BANGOR, Maine — After a review of the University of Maine System’s $7 million in salary increases over the past seven years, the system’s human resources office and the chancellor said they are largely satisfied with the system’s compensation program but are suggesting a few changes.
The human resources office presented its report to a Human Resources and Labor Relations Committee of the UMS trustees Sunday afternoon. The report recommends some minor adjustments to the compensation program.
Chancellor James Page froze future discretionary pay increases pending a system review on March 22 after the Portland Press Herald reported that 44 University of Southern Maine employees received $242,000 in raises during a difficult fiscal year.
The system later released data that showed about $7 million in salary increases had been handed out over the past seven years systemwide.
The more than 1,000 raises ranged from 5 percent to 63 percent, and most were awarded under the Salaried Employee Compensation and Classification Program, which allows nonfaculty salaried employees in the system to have their positions reviewed to see if their workload warrants a higher pay rate.
There are 351 fewer full-time equivalent positions in the system than there were in 2007, according to Tracey Bigney, the system’s chief human resources officer. That means other employees have had to fill some of those gaps by moving to different positions or taking on more job duties.
Of the 1,019 raises, 22 percent were for more than 20 percent of the employee’s previous salary.
“This is a substantial increase by any measure, but appropriate for a significant increase in responsibilities and career progression,” the human resources report states.
Page said the investigation did reveal opportunities to make changes and clarify some of the system’s regulations on pay increases.
For example, the human resources report recommends that a pay increase due to promotion or reclassification of a salaried employee should be limited to a 15 percent increase per salary level jump or a 30 percent pay increase maximum if the employee jumps multiple pay levels. Any exceptions to that would require the approval of the chancellor or a designee.
Bigney said that policy adjustment could rein in the wide percentage variance between the raises.
Another recommendation in the report would require that upper-level university officials, usually individuals at the level of dean and higher, undergo a closer level of scrutiny when it comes to appointments, promotions and salary increases.

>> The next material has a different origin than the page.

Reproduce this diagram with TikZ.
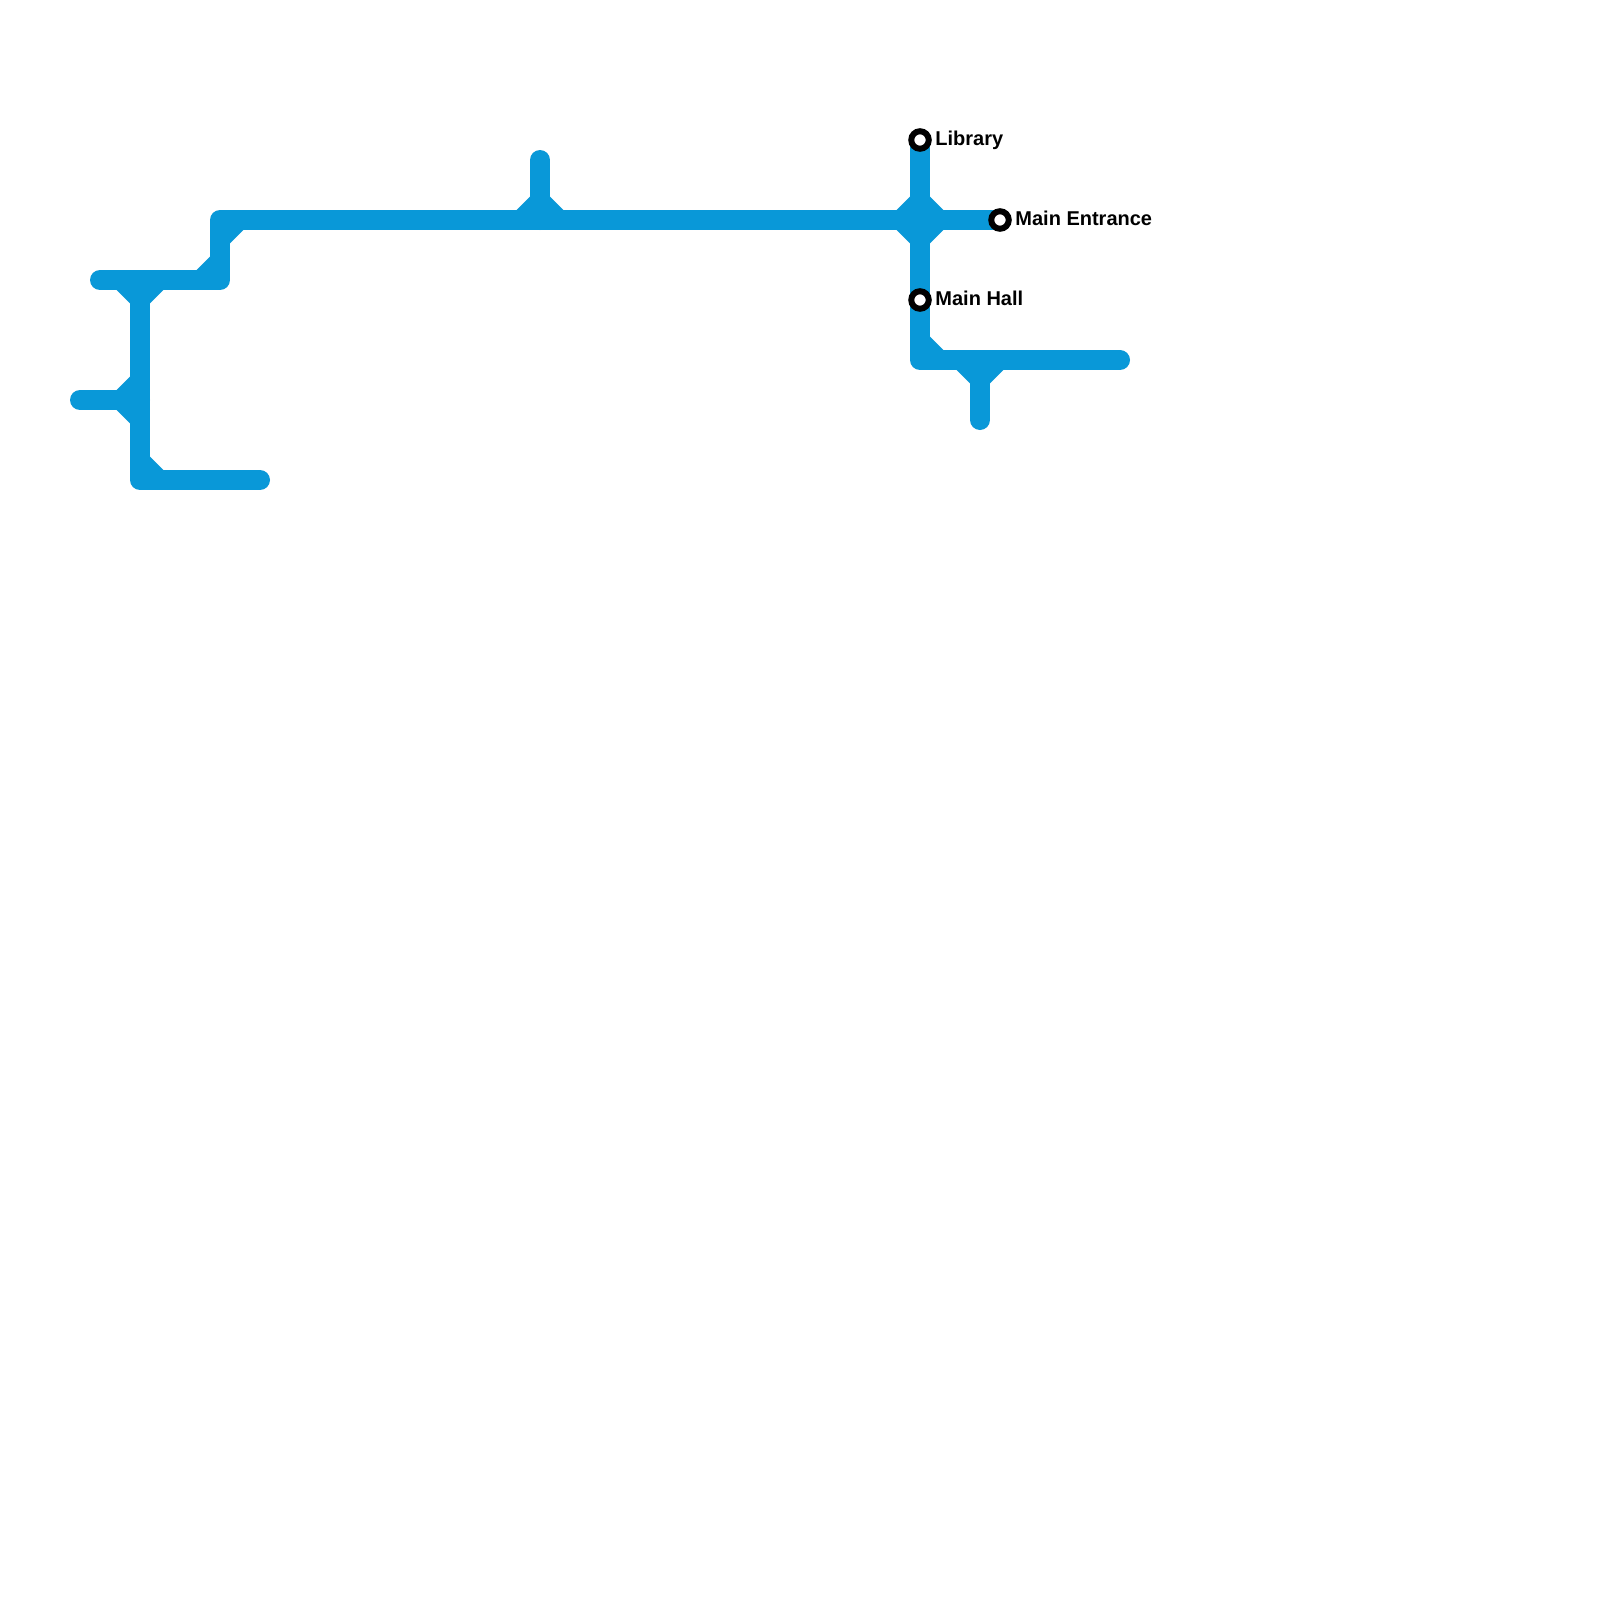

A higher level of review should also be applied when a raise is proposed for an employee who has received a raise within the past three years, the report argues. On the list, 28 employees had three or more pay increases during the seven-year period covered by the data. Two of them received four raises.
“While recognizing and rewarding employee initiative and performance, presidents must enforce a culture of accountability for salary increases,” the report states.
The human resources office also found a need to improve the coding in the payroll system so there are clear distinctions between the categories of increases — for example, whether a person received a raise because of an increase in duties at work or whether the salary was increased to make the person’s pay more equitable with similar positions.
Also during Sunday’s Human Resources and Labor Relations Committee meeting, the Associated Faculties of the Universities of Maine presented the results of a study conducted by JBL Associates Inc. that compared the compensation of Associated Faculties’ members to compensation of faculty members at “peer institutions” across the nation and in New England.
“We have gained a general sense that faculty compensation at UMS institutions trails the competitive marketplace where UMS institutions compete to attract and retain faculty members,” the study concluded.
Ron Mosley of the University of Maine at Machias, president of the Associated Faculties of the Universities of Maine; and James McClymer of the University of Maine in Orono, vice president of the group; presented data they argued contradicts a study conducted last year by Aon Hewitt, a human resources consulting firm, which concluded that faculty and hourly staff salaries were “in line” or “comparable to” national averages.
For example, the JBL study found that faculty members at the University of Maine made $6,300 less on average than faculty at 10 peer universities — including the University of New Hampshire and University of Massachusetts Boston.
At the University of Maine at Fort Kent, the study found that faculty members made about $13,000 less on average than peers at Keene State College, Bridgewater State University and other comparable schools.
Neil Greenburg, president of the Universities of Maine Professional Staff Association, also questioned the accuracy of the Aon Hewitt study, saying that 91 percent of the employees represented by his group fell “well below market-competitive [salary] levels.”
Mosley also cited the system’s 2009 faculty compensation report, which showed that faculty members consistently were paid less than national averages.
Mosley thanked the committee for allowing him to speak on Sunday, saying he was glad to see dialogue opening up between the system and faculty. His tone changed by Monday’s full board meeting, where he spoke during the public comment session.
“There are a lot of reasons to be pessimistic now, and I have to say that we are a dysfunctional family,” Mosley said, expressing frustration over a lack of communication between faculty and the system and the stalled contract negotiations. Members of the Associated Faculties of the Universities of Maine haven’t had a new contract since the last one expired on June 30, 2011.
He argued that the board of trustees was insulated from the campuses and their faculty and that “the feeling of being unvalued and undervalued among faculty and staff is growing.”